Issue du mouvement pacifiste hippie, la communauté s’est progressivement transformée en groupe religieux. Marsha Spriggs, co-fondatrice du groupe avec Elbert Eugène Spriggs, déclarait que les noirs étaient indubitablement destinés à devenir des esclaves, que les homosexuels méritaient la mort, que les enfants devaient être battus et que le devoir des femmes était d’obéir aux hommes. La communauté exige des nouveaux membres qu’ils rompent définitivement avec leur passé, qu’ils se débarrassent de tout ce qui y a trait, y compris leur argent et leurs biens dont ils doivent faire don au groupe. Tous veulent vivre une vie simple dans l’espoir de plaire à Dieu mais tous ne vivent pas de la même manière : il y a les pauvres qui disposent de ce que la communauté leur donne et les riches qui ont des ordinateurs, un accès à Internet et à l’information. Les femmes sont rarement autorisées à parler et ont le devoir de donner naissance à de nombreux enfants. Une femme qui n’est pas enceinte après trois mois de mariage est réprimandée par le groupe. Les membres de la communauté ne vont pas chez le médecin à moins d’une blessure sérieuse. Les cas de mort-nés sont si nombreux que les adeptes ont dû créer leur propre cimetière à Island Pond (Vermont) où se trouvent plusieurs tombes anonymes d’enfants.

Le modèle imposé par Marsha Spriggs , et qui perdure encore aujourd’hui, empêche les adeptes d’être eux-mêmes, d’être des humains : « Vous êtes tellement absorbé par les enseignements que vous perdez toute émotion et toute capacité à réagir à des situations » déclarait Joellen Griffin, ancien membre, au Boston Herald en 2001.

La communauté estime que sa littérature interne constitue à elle seule la loi : « Les gouvernements de Sparte, de l’Allemagne hitlérienne ou de la Russie communiste ont usurpé le rôle des parents, et aujourd’hui l’autorité parentale est mise à mal aux États-Unis par l’éducation publique obligatoire, les organismes de défense des enfants, et les lois de protection de l’enfance.
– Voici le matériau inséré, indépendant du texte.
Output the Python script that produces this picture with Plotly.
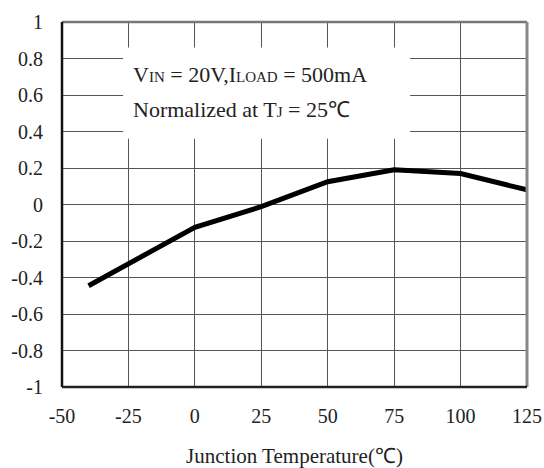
import plotly.graph_objects as go

temps = [-40, 0, 25, 50, 75, 100, 125]
deviation = [-0.445, -0.125, -0.012, 0.125, 0.19, 0.17, 0.08]
x_ticks = [-50, -25, 0, 25, 50, 75, 100, 125]
x_labels = ["-50", "-25", "0", "25", "50", "75", "100", "125"]
y_ticks = [-1, -0.8, -0.6, -0.4, -0.2, 0, 0.2, 0.4, 0.6, 0.8, 1]
y_labels = ["-1", "-0.8", "-0.6", "-0.4", "-0.2", "0", "0.2", "0.4", "0.6", "0.8", "1"]

FONT = "Liberation Serif, Times New Roman, serif"

fig = go.Figure()
fig.add_trace(go.Scatter(x=temps, y=deviation, mode="lines",
                         line=dict(color="black", width=5), showlegend=False))

# white box behind annotation text
fig.add_shape(type="rect", xref="x", yref="y", x0=-27, x1=81, y0=0.36, y1=0.86,
              fillcolor="white", line=dict(width=0), layer="above")

sm = "<span style='font-size:15px'>"
fig.add_annotation(x=-24, y=0.71, xref="x", yref="y", xanchor="left", yanchor="middle",
                   text=f"V{sm}IN</span> = 20V,I{sm}LOAD</span> = 500mA",
                   showarrow=False, font=dict(family=FONT, size=22, color="#222"))
fig.add_annotation(x=-24, y=0.52, xref="x", yref="y", xanchor="left", yanchor="middle",
                   text=f"Normalized at T{sm}J</span> = 25℃",
                   showarrow=False, font=dict(family=FONT, size=22, color="#222"))

# borders
fig.add_shape(type="line", xref="paper", yref="paper", x0=0, x1=1, y0=1, y1=1,
              line=dict(color="#777", width=2.5), layer="above")
fig.add_shape(type="line", xref="paper", yref="paper", x0=1, x1=1, y0=0, y1=1,
              line=dict(color="#888", width=3), layer="above")
fig.add_shape(type="line", xref="paper", yref="paper", x0=0, x1=0, y0=0, y1=1,
              line=dict(color="#111", width=2.5), layer="above")
fig.add_shape(type="line", xref="paper", yref="paper", x0=0, x1=1, y0=0, y1=0,
              line=dict(color="#222", width=2.5), layer="above")

fig.update_xaxes(range=[-50, 125], tickvals=x_ticks, ticktext=x_labels, showgrid=True,
                 gridcolor="#555", gridwidth=1, zeroline=False, showline=False, ticks="",
                 automargin=False,
                 tickfont=dict(family=FONT, size=20, color="#222"), ticklabelstandoff=15,
                 title=dict(text="Junction Temperature(℃)", standoff=26,
                            font=dict(family=FONT, size=21, color="#222")))
fig.update_yaxes(range=[-1, 1], tickvals=y_ticks, ticktext=y_labels, showgrid=True,
                 gridcolor="#555", gridwidth=1, zeroline=False, showline=False, ticks="",
                 automargin=False,
                 tickfont=dict(family=FONT, size=20, color="#222"), ticklabelstandoff=18)

fig.update_layout(width=544, height=468, margin=dict(l=62, r=17, t=22, b=81),
                  plot_bgcolor="white", paper_bgcolor="white")

fig.write_html("out.html", config={"displayModeBar": False},
               post_script="document.body.style.margin='0';document.body.style.overflow='hidden';")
Les parents ne doivent pas permettre au gouvernement d’usurper l’autorité des parents que Dieu a désignés comme uniques responsables. »
Selon les membres, les châtiments corporels sont clairement enracinés dans leur lecture littérale des Actes des Apôtres et dans leur littérature interne comme le Manuel de formation de notre enfant : « La tige de bois doit être utilisée pour corriger les mauvaises pensées, les mauvaises paroles ou actions. Entraînez votre enfant à se soumettre, à se courber docilement. » Ou encore « La discipline est essentielle. Si vous ne punissez pas votre enfant, selon les Écritures, vous n’entrerez pas dans le Royaume des Cieux. »

Les membres des Douze Tribus prétendent qu’il ne s’agit pas d’abus mais du respect de leurs croyances. « Nous croyons aux châtiments corporels, et nous tenons à cela, mais nous ne croyons pas à la maltraitance des enfants par tous les moyens » a déclaré Zahar, membre encore actif, dirigeant une boulangerie de la communauté. Il ajoute : « Et nous pensons que beaucoup des problèmes que vous voyez dans le monde d’aujourd’hui auraient sans doute pu être évités si les enfants comprenaient la cause et les conséquences de leurs actes. »
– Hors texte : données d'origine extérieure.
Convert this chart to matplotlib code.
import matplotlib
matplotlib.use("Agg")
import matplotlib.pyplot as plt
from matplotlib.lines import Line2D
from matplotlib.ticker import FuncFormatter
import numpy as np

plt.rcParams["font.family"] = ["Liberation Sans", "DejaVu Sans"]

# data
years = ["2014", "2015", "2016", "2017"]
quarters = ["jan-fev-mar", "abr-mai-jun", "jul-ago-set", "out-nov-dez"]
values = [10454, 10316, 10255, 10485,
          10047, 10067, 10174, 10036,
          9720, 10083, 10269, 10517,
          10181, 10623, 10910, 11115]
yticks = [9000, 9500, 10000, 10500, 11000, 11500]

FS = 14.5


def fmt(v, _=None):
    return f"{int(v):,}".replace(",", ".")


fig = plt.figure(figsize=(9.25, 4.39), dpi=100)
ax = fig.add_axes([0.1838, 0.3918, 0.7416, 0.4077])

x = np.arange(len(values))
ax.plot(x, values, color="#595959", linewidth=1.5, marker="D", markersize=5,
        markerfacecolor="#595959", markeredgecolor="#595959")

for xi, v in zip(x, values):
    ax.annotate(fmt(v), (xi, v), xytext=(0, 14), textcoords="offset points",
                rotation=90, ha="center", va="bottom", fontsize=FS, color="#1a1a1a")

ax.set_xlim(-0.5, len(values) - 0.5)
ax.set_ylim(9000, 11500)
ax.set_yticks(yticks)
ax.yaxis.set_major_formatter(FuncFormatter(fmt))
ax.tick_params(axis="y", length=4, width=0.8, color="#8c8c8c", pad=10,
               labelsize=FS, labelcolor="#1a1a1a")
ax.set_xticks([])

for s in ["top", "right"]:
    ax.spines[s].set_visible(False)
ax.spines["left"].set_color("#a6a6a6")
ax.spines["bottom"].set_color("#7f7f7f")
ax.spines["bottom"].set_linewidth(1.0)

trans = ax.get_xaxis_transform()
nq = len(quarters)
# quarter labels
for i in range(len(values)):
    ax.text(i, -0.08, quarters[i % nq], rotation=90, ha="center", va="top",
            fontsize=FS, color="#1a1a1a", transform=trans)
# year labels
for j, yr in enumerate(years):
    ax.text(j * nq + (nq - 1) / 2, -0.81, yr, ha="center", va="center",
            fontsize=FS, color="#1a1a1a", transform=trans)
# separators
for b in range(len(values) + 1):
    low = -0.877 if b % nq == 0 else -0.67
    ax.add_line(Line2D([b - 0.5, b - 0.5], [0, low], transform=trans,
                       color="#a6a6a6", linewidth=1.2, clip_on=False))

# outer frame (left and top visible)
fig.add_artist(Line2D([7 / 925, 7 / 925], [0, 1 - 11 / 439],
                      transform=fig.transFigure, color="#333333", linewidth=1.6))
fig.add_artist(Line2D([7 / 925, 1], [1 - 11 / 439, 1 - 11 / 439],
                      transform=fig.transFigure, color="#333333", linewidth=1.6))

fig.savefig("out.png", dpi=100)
Kayam Mathias était battu 20 à 30 fois par jour mais le plus dur pour lui était d’entendre les cris de sa petite soeur alors qu’elle n’était qu’un bébé. Son impuissance à pouvoir la défendre l’a brisé. Il a raconté comment il avait dû grandir en devenant insensible à la violence qui l’entourait et en réprimant la rage qui était en lui. Il a aujourd’hui 22 ans, il a quitté les Douze Tribus à l’âge de 14 ans et pourtant ses souvenirs d’enfance continuent de le hanter. Pour ceux qui quittent les Douze Tribus, le processus d’intégration dans la société est difficile et génère beaucoup de stress : « Pour les personnes qui quittent le groupe, il faut environ cinq ans pour se sortir de la dépression, du dégoût de soi, du doute, du désespoir » raconte l’un d’eux.

Selon la communauté, le multiculturalisme est contre nature, il est facteur de crimes et de préjugés et va à l’encontre de ce que l’homme est véritablement. Les sermons de Spriggs sont clairs : « Martin Luther King et d’autres ont été inspirés par le mal », « l’esclavage est le seul moyen pour certaines personnes d’être utiles dans la société. Elles ne feraient rien de productif si elles n’étaient dans l’obligation de faire. Ce serait des vauriens. »
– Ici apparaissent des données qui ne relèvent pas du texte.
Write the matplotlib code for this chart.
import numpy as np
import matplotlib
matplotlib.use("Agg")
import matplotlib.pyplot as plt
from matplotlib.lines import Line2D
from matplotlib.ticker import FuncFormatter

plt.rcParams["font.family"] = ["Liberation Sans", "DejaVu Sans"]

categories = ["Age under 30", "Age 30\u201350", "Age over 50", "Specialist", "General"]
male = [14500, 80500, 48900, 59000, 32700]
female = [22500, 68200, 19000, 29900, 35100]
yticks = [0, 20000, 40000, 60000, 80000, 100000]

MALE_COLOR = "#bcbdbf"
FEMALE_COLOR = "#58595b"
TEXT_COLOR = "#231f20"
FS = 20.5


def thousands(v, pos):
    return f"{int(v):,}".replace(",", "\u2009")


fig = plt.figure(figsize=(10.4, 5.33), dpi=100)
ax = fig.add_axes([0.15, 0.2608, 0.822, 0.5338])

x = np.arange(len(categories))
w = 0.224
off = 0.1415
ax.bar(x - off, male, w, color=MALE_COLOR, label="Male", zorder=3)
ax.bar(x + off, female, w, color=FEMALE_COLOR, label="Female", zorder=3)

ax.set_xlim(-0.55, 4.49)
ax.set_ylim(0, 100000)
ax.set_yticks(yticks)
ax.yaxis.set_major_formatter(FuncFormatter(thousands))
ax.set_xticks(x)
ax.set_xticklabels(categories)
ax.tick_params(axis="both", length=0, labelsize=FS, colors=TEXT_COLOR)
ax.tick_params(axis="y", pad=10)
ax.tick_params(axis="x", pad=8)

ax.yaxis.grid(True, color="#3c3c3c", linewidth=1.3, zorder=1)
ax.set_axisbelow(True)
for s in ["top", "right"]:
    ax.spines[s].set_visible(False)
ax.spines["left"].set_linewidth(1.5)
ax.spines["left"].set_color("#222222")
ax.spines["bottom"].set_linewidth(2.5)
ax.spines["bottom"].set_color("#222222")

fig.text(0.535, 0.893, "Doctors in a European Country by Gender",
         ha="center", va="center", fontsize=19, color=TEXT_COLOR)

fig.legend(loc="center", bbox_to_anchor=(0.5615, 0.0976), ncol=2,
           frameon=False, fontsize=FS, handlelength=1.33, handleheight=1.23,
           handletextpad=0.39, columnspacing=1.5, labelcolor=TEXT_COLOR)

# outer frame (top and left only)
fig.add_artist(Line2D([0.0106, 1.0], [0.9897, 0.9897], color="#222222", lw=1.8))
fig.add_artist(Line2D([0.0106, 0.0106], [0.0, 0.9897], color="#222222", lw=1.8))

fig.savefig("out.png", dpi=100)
« Est-ce que les Douze Tribus sont une secte religieuse coupable de manipulation, de népotisme, d’élitisme, en dépit de leurs idéaux d’égalité pour tous ? Oui ! Est-ce que les Douze Tribus ont un leadership constitué de fondamentalistes religieux égocentriques ? Oui ! Y a-t-il des maltraitances d’enfants au sein des familles des Douze Tribus ? Oui ! Est-ce que les Douze Tribus ont un discours trompeur au sujet des races ? Oui ! »
« Est-ce que tous les membres des Douze Tribus adhèrent à ses enseignements ? Non ! », conclut un ancien membre.